I didn’t know how I would get there but I knew that somehow the universe or God or whatever would magically make it happen. I always thought that if you built it, it would come. Or no matter what I set my sights on, I would get it.
There’s a lot of talk about manifesting.
People want what they can control. They don’t want bad experiences. They want good ones. They can only glimmer for a little while until they are on to something different.
They tried to hold onto the dream — to make it work, to make it last. They tried to pick it apart and analyze it until their heads exploded.
Now they sit wondering if this is all there is.
The actors and writers on strike right now are left wondering if their dreams of big-screen success are going to be played out anymore. Maybe it’s their time to think differently and dream different dreams.
The world is changing.
If you can keep up, you are free to let nightmares hang in the background of your fanciful dreams. When the curtain calls there won’t be anyone left standing because the dreams we created weren’t meant to be.
They just lacked something that we needed more of: a healthy dose of reality and grounding.
The dreams played us until we couldn’t sleep anymore
There are times when we wake up from terrible nightmares. Other times it’s from dreams that leave us thinking what was that all about?
Why did that happen?
How come it felt that way?
Why couldn’t I do this or that?
Our dreams are a metaphor for life: They come and go and don’t last long.
One day the world will end and you will too. We might get wiped out by a plague or a giant earthquake. Maybe the sun will move further away and cause us to freeze to death. Or maybe the world will break in half.
Whatever happens, your dreams will stay the same — they will be fleeting, captivating, and inspiring. They will wake you up and move you. They will make you get up and feel pain. They will move you to new places, and leave you hanging. They will touch you at the deepest parts of yourself and still be a mystery.
The dreams you have will be played until there are none left.

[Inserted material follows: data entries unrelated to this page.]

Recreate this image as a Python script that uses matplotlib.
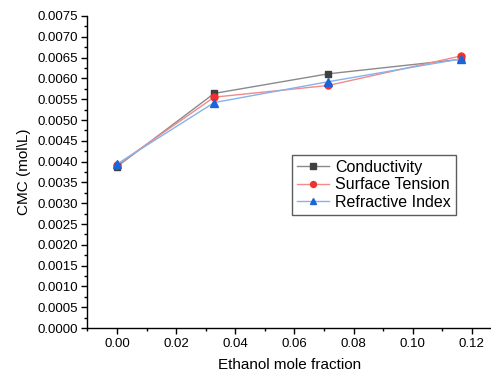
import matplotlib
matplotlib.use("Agg")
import matplotlib.pyplot as plt
from matplotlib.ticker import MultipleLocator, FormatStrFormatter

plt.rcParams['font.family'] = ['Liberation Sans', 'DejaVu Sans']

x = [0.0, 0.0329, 0.0714, 0.1164]
conductivity = [0.00388, 0.00564, 0.00611, 0.00646]
surface_tension = [0.00392, 0.00555, 0.00583, 0.00654]
refractive_index = [0.00394, 0.00542, 0.00592, 0.00647]

fig = plt.figure(figsize=(4.91, 3.72), dpi=100)
ax = fig.add_axes([0.178, 0.118, 0.822, 0.839])

ax.plot(x, conductivity, color='#8a8a8a', lw=1.0, marker='s', ms=5,
        mfc='#404040', mec='#404040', label='Conductivity')
ax.plot(x, surface_tension, color='#f28a8a', lw=1.0, marker='o', ms=5,
        mfc='#f23030', mec='#f23030', label='Surface Tension')
ax.plot(x, refractive_index, color='#86b2ee', lw=1.0, marker='^', ms=5.5,
        mfc='#1a66d9', mec='#1a66d9', label='Refractive Index')

ax.set_xlim(-0.01, 0.1265)
ax.set_ylim(0, 0.0075)
ax.xaxis.set_major_locator(MultipleLocator(0.02))
ax.xaxis.set_minor_locator(MultipleLocator(0.01))
ax.yaxis.set_major_locator(MultipleLocator(0.0005))
ax.yaxis.set_minor_locator(MultipleLocator(0.00025))
ax.xaxis.set_major_formatter(FormatStrFormatter('%.2f'))
ax.yaxis.set_major_formatter(FormatStrFormatter('%.4f'))

ax.spines['top'].set_visible(False)
ax.spines['right'].set_visible(False)
for s in ('left', 'bottom'):
    ax.spines[s].set_linewidth(1.0)
    ax.spines[s].set_color('black')

ax.tick_params(axis='both', which='major', direction='out', length=4, width=1,
               labelsize=9.5, pad=3)
ax.tick_params(axis='both', which='minor', direction='out', length=2.5, width=1)

ax.set_xlabel('Ethanol mole fraction', fontsize=11, labelpad=6)
ax.set_ylabel('CMC (mol\\L)', fontsize=11, labelpad=4)

leg = ax.legend(loc='upper left', bbox_to_anchor=(0.507, 0.554), fontsize=11.5,
                frameon=True, fancybox=False, handlelength=2.0,
                borderpad=0.3, labelspacing=0.15, handletextpad=0.4,
                borderaxespad=0, markerscale=0.85)
leg.get_frame().set_edgecolor('#333333')
leg.get_frame().set_linewidth(1.0)

fig.savefig('out.png', dpi=100)
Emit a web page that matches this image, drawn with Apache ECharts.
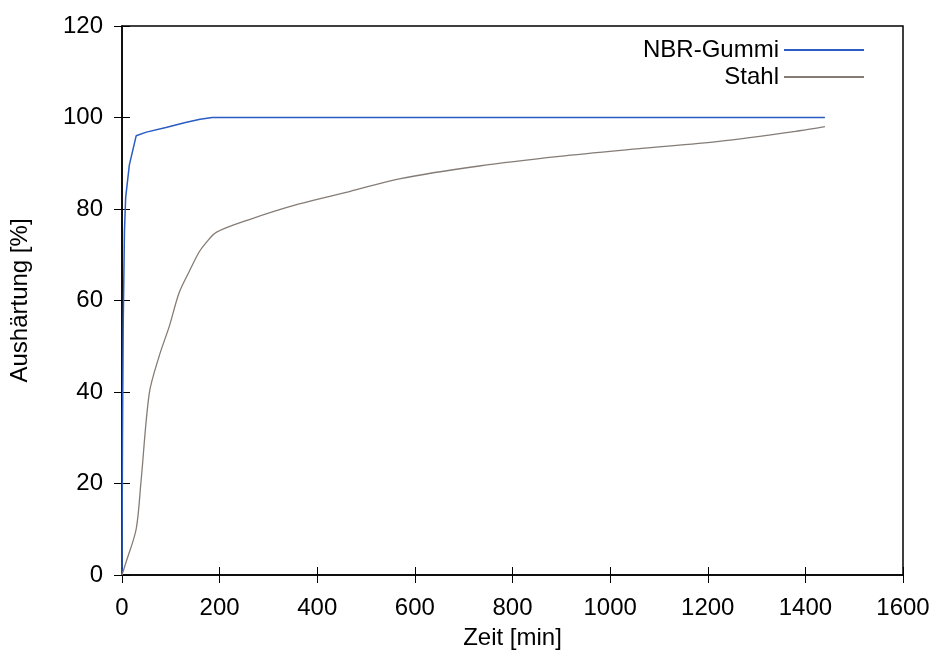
<!DOCTYPE html>
<html>
<head>
<meta charset="utf-8">
<script src="https://cdn.jsdelivr.net/npm/echarts@6/dist/echarts.min.js"></script>
<style>html,body{margin:0;padding:0;background:#fff}#c{width:936px;height:662px}</style>
</head>
<body>
<div id="c"></div>
<script>
const seriesNames = ['NBR-Gummi', 'Stahl'];
const nbrX = [0, 1, 2.5, 5, 7.5, 15, 29, 50, 90, 130, 160, 185, 1440];
const nbrY = [0, 30, 55, 75, 82.5, 89.6, 96, 96.8, 97.8, 98.9, 99.6, 100, 100];
const stahlX = [0, 8, 29, 39, 56, 76, 97, 117, 138, 158, 172, 193, 261, 363, 466, 568, 732, 896, 1060, 1223, 1388, 1440];
const stahlY = [0, 2.7, 10, 20.5, 39.8, 47.8, 54.4, 61.7, 66.4, 70.6, 72.6, 74.9, 77.7, 81.1, 83.8, 86.6, 89.4, 91.5, 93.2, 94.8, 97.1, 98];
const xTicks = [0, 200, 400, 600, 800, 1000, 1200, 1400, 1600];
const yTicks = [0, 20, 40, 60, 80, 100, 120];

const font = 'Liberation Sans, Arial, Helvetica, sans-serif';
const zip = (xs, ys) => xs.map((x, i) => [x, ys[i]]);

const chart = echarts.init(document.getElementById('c'));
const tickStyle = { show: true, inside: true, length: 8, lineStyle: { color: '#000', width: 1 } };
chart.setOption({
  animation: false,
  textStyle: { fontFamily: font },
  grid: { left: 122, right: 33, top: 26, bottom: 87, show: true, borderColor: '#000', borderWidth: 1.5 },
  legend: {
    orient: 'vertical', right: 67, top: 33, align: 'right',
    itemWidth: 80, itemHeight: 2, itemGap: 3,
    textStyle: { fontSize: 24, color: '#000', fontFamily: font },
    icon: 'rect',
    data: seriesNames
  },
  xAxis: [{
    type: 'value', min: xTicks[0], max: xTicks[xTicks.length - 1], interval: 200,
    name: 'Zeit [min]', nameLocation: 'middle', nameGap: 51,
    nameTextStyle: { fontSize: 24, color: '#000', fontFamily: font },
    axisLine: { show: true, lineStyle: { color: '#000', width: 1.5 } },
    axisTick: tickStyle, splitLine: { show: false },
    axisLabel: { fontSize: 24, color: '#000', margin: 21, fontFamily: font, formatter: v => String(v) }
  }, {
    type: 'value', position: 'top', min: xTicks[0], max: xTicks[xTicks.length - 1], interval: 200,
    axisLine: { show: false }, axisTick: tickStyle, axisLabel: { show: false }, splitLine: { show: false }
  }],
  yAxis: [{
    type: 'value', min: yTicks[0], max: yTicks[yTicks.length - 1], interval: 20,
    name: 'Aushärtung [%]', nameLocation: 'middle', nameGap: 90,
    nameTextStyle: { fontSize: 24, color: '#000', fontFamily: font },
    axisLine: { show: true, lineStyle: { color: '#000', width: 1.5 } },
    axisTick: tickStyle, splitLine: { show: false },
    axisLabel: { fontSize: 24, color: '#000', margin: 19, fontFamily: font }
  }, {
    type: 'value', position: 'right', min: yTicks[0], max: yTicks[yTicks.length - 1], interval: 20,
    axisLine: { show: false }, axisTick: tickStyle, axisLabel: { show: false }, splitLine: { show: false }
  }],
  series: [{
    name: seriesNames[0], type: 'line', showSymbol: false, symbol: 'none',
    data: zip(nbrX, nbrY), color: '#2a5cc4',
    lineStyle: { width: 1.5, color: '#2a5cc4' }
  }, {
    name: seriesNames[1], type: 'line', showSymbol: false, symbol: 'none',
    data: zip(stahlX, stahlY), color: '#857c76', smooth: 0.3,
    lineStyle: { width: 1.3, color: '#857c76' }
  }]
});
</script>
</body>
</html>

When there is nothing more to dream of we will go back to sleep and leave this world. The movie will be over. We will look back and pick apart what worked or didn’t. We will critique and analyze. We may come back and start a second draft or rehearse that one line again.
We will learn and grow and dream some more.
Some will try and hold on for dear life. While others will let go.
They will face reality and change. Others will get lost in the dream and die.
The dreams of life are meant to be looked at and observed. They are meant to keep us going.
My wife looked at me one last time before I left for work. “Don’t you have any dreams you want to know more about?”
I glanced back at her. “Yeah, but they’re not that interesting anymore.”